Encarnar la música

Riccardo Chailly decidió ser director de orquesta a los once años tras asistir a un ensayo de la Primera de Mahler. Su padre, Luciano Chailly, era un conocido compositor pero no estaba muy por la labor de secundar la vocación musical del hijo. Aun así, ante las insistencias del joven Riccardo, invitó a su casa a Franco Ferrara para tener una opinión. Ferrara era un grandísimo director de orquesta, muy admirado por Karajan, pero había tenido que dejar pronto la batuta porque sufría en medio de los conciertos unos repentinos y nunca aclarados desmayos. Desde entonces se dedicaba a la enseñanza y de sus clases salieron muchos célebres directores. Para testar las aptitudes del chico, Ferrara le sometió a una curiosa prueba. Le dijo que pusiese un disco con una pieza que conocía bien, y que actuase como si estuviese dirigiéndola. Chailly escogió la obertura Egmont de Beethoven y empezó a dirigir mientras la música sonaba en el tocadiscos. Ferrara observó atentamente sus movimientos y, cuando la actuación terminó, dijo al padre: “Creo que tu hijo tiene talento”.

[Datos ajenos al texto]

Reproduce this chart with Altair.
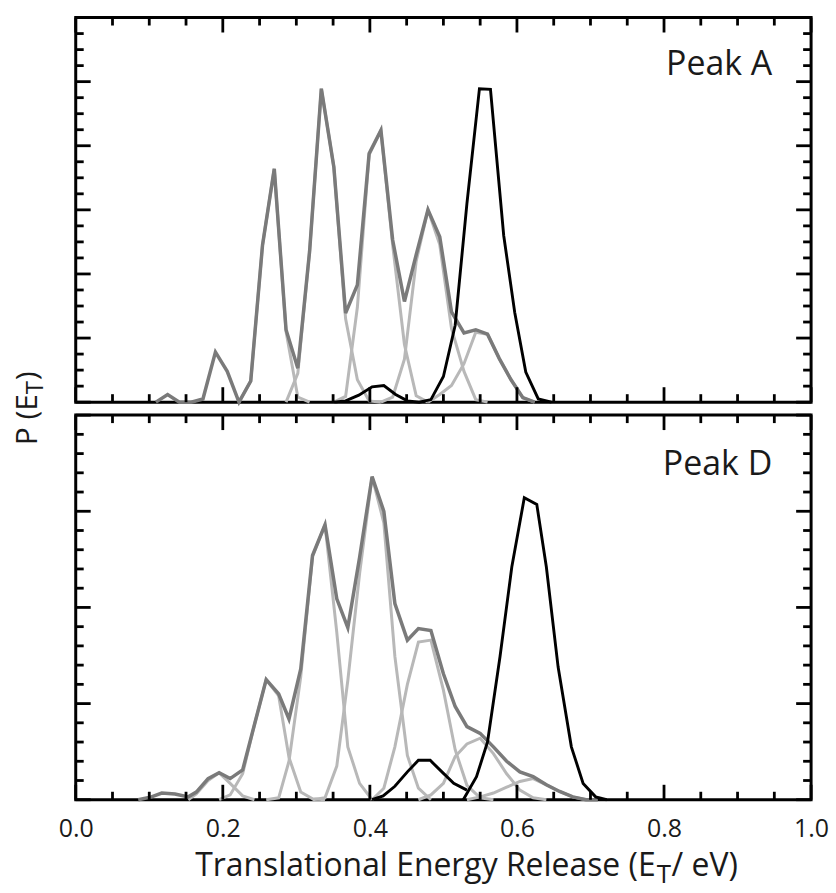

Desde el principio, Chailly ha sido muy consciente del papel visual que juega el director de orquesta. “Un concierto es ante todo una representación, un movimiento de cuerpos, y el más expuesto es tal vez el del director. Con su fisicidad, con su comunicación gestual, se ofrece al conjunto de miradas que se concentran delante y detrás de él. Un director puede guiar a la orquesta con furia o impetuosidad, o emplear por el contrario movimientos sosegados, pero lo esencial es que, al observar su gesto, el público comprenda mejor el pensamiento que orienta la interpretación, haciendo que la escucha se vuelva así más consciente.”

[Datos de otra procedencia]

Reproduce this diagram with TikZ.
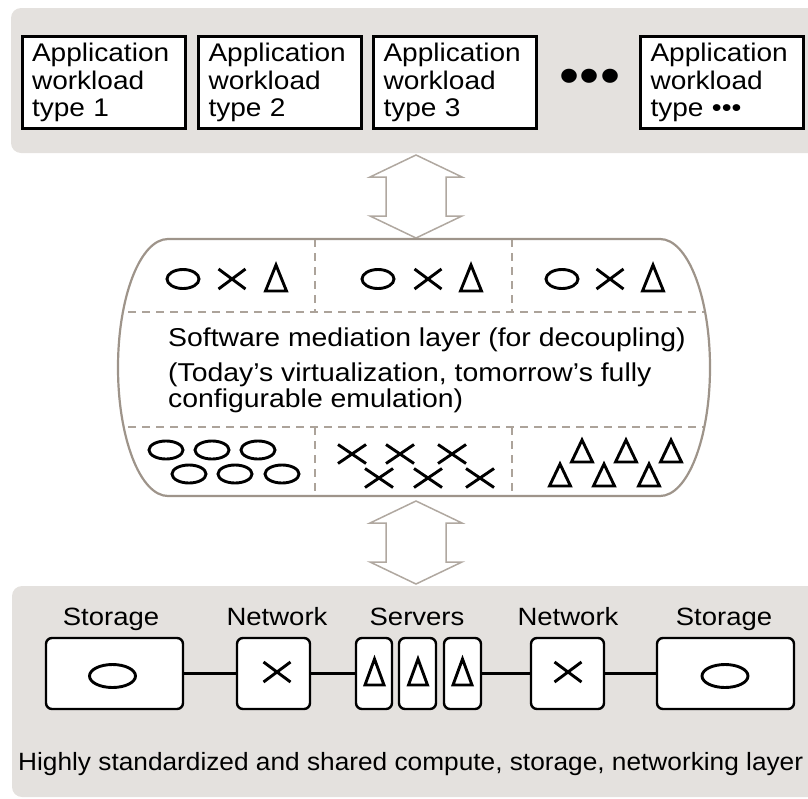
\documentclass[tikz,border=0pt]{standalone}
\usepackage{fontspec}
\setmainfont{Liberation Sans}[FakeStretch=1.1]
\newfontfamily\bottomfont{Liberation Sans}[FakeStretch=1.05]
\usetikzlibrary{calc}
\definecolor{panelgray}{RGB}{228,225,222}
\definecolor{capsline}{RGB}{158,148,138}
\definecolor{dashline}{RGB}{172,163,154}
\definecolor{arrowline}{RGB}{176,168,160}
\newcommand{\Osym}[4]{\draw[sym] (#1,#2) ellipse [x radius=#3, y radius=#4];}
\newcommand{\Xsym}[4]{\draw[sym] (#1-#3,#2-#4) -- (#1+#3,#2+#4) (#1-#3,#2+#4) -- (#1+#3,#2-#4);}
\newcommand{\Tsym}[4]{\draw[sym,line join=miter] (#1,#2) -- (#1+#4,#3) -- (#1-#4,#3) -- cycle;}
\newcommand{\dblarrow}[2]{%
  \draw[blockarrow] (#1) -- ++(46,22) -- ++(-16,0) -- ($(#2)+(30,-22)$) -- ++(16,0) -- (#2)
    -- ++(-46,-22) -- ++(16,0) -- ($(#1)+(-30,22)$) -- ++(-16,0) -- cycle;}
\def\capsulepath{(168,239) -- (660,239) .. controls (687.6,239) and (710,296.5) .. (710,367.5)
  .. controls (710,438.5) and (687.6,496) .. (660,496) -- (168,496)
  .. controls (140.4,496) and (118,438.5) .. (118,367.5)
  .. controls (118,296.5) and (140.4,239) .. (168,239) -- cycle}
\begin{document}
\begin{tikzpicture}[x=1pt,y=-1pt,
  panel/.style={fill=panelgray, rounded corners=10pt},
  appbox/.style={draw=black, line width=3pt, fill=white, align=left, text width=143pt,
    inner xsep=10pt, inner ysep=0pt, minimum height=92pt,
    font=\fontsize{25.5}{27.5}\selectfont},
  devbox/.style={draw=black, line width=2.4pt, fill=white, rounded corners=6pt,
    minimum height=71pt, inner sep=0pt},
  devlabel/.style={anchor=base, inner sep=0pt, font=\fontsize{25}{30}\selectfont},
  midtext/.style={anchor=base west, inner sep=0pt, font=\fontsize{25.8}{30}\selectfont},
  conn/.style={draw=black, line width=2.4pt},
  sym/.style={draw=black, line width=2.9pt},
  blockarrow/.style={draw=arrowline, line width=1.5pt, fill=white, line join=miter},
  capsule/.style={draw=capsline, line width=2.2pt},
  sep/.style={draw=dashline, line width=1.3pt, dash pattern=on 8pt off 6pt}
]
\useasboundingbox (0,0) rectangle (808,798);
\clip (0,0) rectangle (808,798);

% top panel
\fill[panel] (11,8) rectangle (830,153);
\node[appbox] (app1) at (103.5,82.5) {Application\\workload\\type 1};
\node[appbox] (app2) at (280,82.5) {Application\\workload\\type 2};
\node[appbox] (app3) at (455,82.5) {Application\\workload\\type 3};
\node[inner sep=0pt, font=\fontsize{52}{52}\selectfont] (more) at (590,81) {•••};
\node[appbox] (app4) at (722,82.5) {Application\\workload\\type •••};

% bottom panel
\fill[panel] (12,586) rectangle (830,797);

% arrows
\coordinate (u1) at (416,155);
\coordinate (u2) at (416,238);
\coordinate (d1) at (416,501);
\coordinate (d2) at (416,584);
\dblarrow{u1}{u2}
\dblarrow{d1}{d2}

% capsule
\fill[white] \capsulepath;
\begin{scope}
  \clip \capsulepath;
  \draw[sep] (100,312) -- (730,312);
  \draw[sep] (100,427) -- (730,427);
  \draw[sep] (315,239) -- (315,312);
  \draw[sep] (512,239) -- (512,312);
  \draw[sep] (315,427) -- (315,496);
  \draw[sep] (512,427) -- (512,496);
\end{scope}
\draw[capsule] \capsulepath;

% top row symbols
\Osym{183}{279}{16}{9.5}
\Xsym{232}{279}{13.5}{10}
\Tsym{276}{265}{291}{10.5}
\Osym{378}{279}{16}{9.5}
\Xsym{428}{279}{13.5}{10}
\Tsym{471}{265}{291}{10.5}
\Osym{562}{279}{16}{9.5}
\Xsym{610}{279}{13.5}{10}
\Tsym{653}{265}{291}{10.5}

% text
\node[midtext] (m1) at (168,346) {Software mediation layer (for decoupling)};
\node[midtext] (m2) at (168,381.7) {(Today’s virtualization, tomorrow’s fully};
\node[midtext] (m3) at (168,407.3) {configurable emulation)};

% bottom row symbols
\Osym{166}{450}{17}{9}
\Osym{212}{450}{17}{9}
\Osym{258}{450}{17}{9}
\Osym{189}{474}{17}{9}
\Osym{235}{474}{17}{9}
\Osym{282}{474}{17}{9}
\Xsym{352}{454}{14}{9.5}
\Xsym{400}{454}{14}{9.5}
\Xsym{452}{454}{14}{9.5}
\Xsym{379}{478}{14}{9.5}
\Xsym{428}{478}{14}{9.5}
\Xsym{480}{478}{14}{9.5}
\Tsym{582}{440}{462}{10.5}
\Tsym{626}{440}{462}{10.5}
\Tsym{671}{440}{462}{10.5}
\Tsym{560}{464}{486}{10.5}
\Tsym{604}{464}{486}{10.5}
\Tsym{649}{464}{486}{10.5}

% infrastructure
\node[devbox, minimum width=137pt] (s1) at (114.5,673.5) {};
\node[devbox, minimum width=73pt] (n1) at (273.5,673.5) {};
\node[devbox, minimum width=36pt] (v1) at (374,673.5) {};
\node[devbox, minimum width=37pt] (v2) at (417.5,673.5) {};
\node[devbox, minimum width=37pt] (v3) at (462.5,673.5) {};
\node[devbox, minimum width=73pt] (n2) at (567.5,673.5) {};
\node[devbox, minimum width=137pt] (s2) at (725.5,673.5) {};
\draw[conn] (s1) -- (n1);
\draw[conn] (n1) -- (v1);
\draw[conn] (v3) -- (n2);
\draw[conn] (n2) -- (s2);

\Osym{112.5}{676}{23}{11.5}
\Xsym{277}{672}{13.5}{10}
\Tsym{374.5}{659}{685}{9.5}
\Tsym{418}{659}{685}{9.5}
\Tsym{462.5}{659}{685}{9.5}
\Xsym{568}{672}{13.5}{10}
\Osym{725}{676}{23}{11.5}

\node[devlabel] (l1) at (111,625) {Storage};
\node[devlabel] (l2) at (277,625) {Network};
\node[devlabel] (l3) at (417,625) {Servers};
\node[devlabel] (l4) at (568,625) {Network};
\node[devlabel] (l5) at (724,625) {Storage};

\node[anchor=base west, inner sep=0pt, font=\bottomfont\fontsize{25}{30}\selectfont] (foot) at (18,770)
  {Highly standardized and shared compute, storage, networking layer};
\end{tikzpicture}
\end{document}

Este fragmento de su libro Il segreto è nelle pause (2015) lo deja claro. La cuestión no es si el director se mueve mucho o poco, la cuestión es si su gesto transmite su pensamiento, su visión de la obra. Chailly nos invita a ver al director como una especie de bailarín, cuyos movimientos deberían tener entre sus objetivos el de “encarnar” la obra en términos físicos y concretos ante la doble mirada de orquesta y público.
A menudo se adscribe la generosidad (o exceso) de movimiento a un concepto moderno de dirección, mientras que la sobriedad estaría más vinculada con la vieja escuela. En realidad, el debate sobre la gesticulación es tan antiguo como la dirección de orquesta. A Gustav Mahler ya se le acusaba de moverse demasiado en el podio, y hay varias caricaturas de la época donde se le retrata en las poses más singulares para enfatizar esta tendencia suya. De ello ha pasado más de un siglo, pero seguimos pensando que el derroche gestual es prerrogativa de los tiempos actuales frente a la frugalidad de los maestros de antaño. “Al que le molesta si doy saltos en el podio, que cierre los ojos”, decía Leonard Bernstein.
Chailly es un director al que le gusta moverse. No alcanza ni mucho menos las cotas histriónicas de Dudamel, pero sabe encenderse cuando la partitura lo requiere. Aquí le tenemos dirigiendo la Sinfonía nº 2 “Resurrección” de Mahler frente a la Orquesta y el Coro de la Gewandhaus de Leipzig. Chailly es un excelente mahleriano, pero lo que más nos interesa en este caso es el grado de exaltación, fervor y participación que el director transmite con su expresión corporal. Es el reflejo exacto de cómo Chailly ve y siente la obra. En ese momento, Chailly está poseído por el espíritu de la “Resurrección”. Puede incluso que en sus gestos estemos asistiendo a la reencarnación del propio Mahler.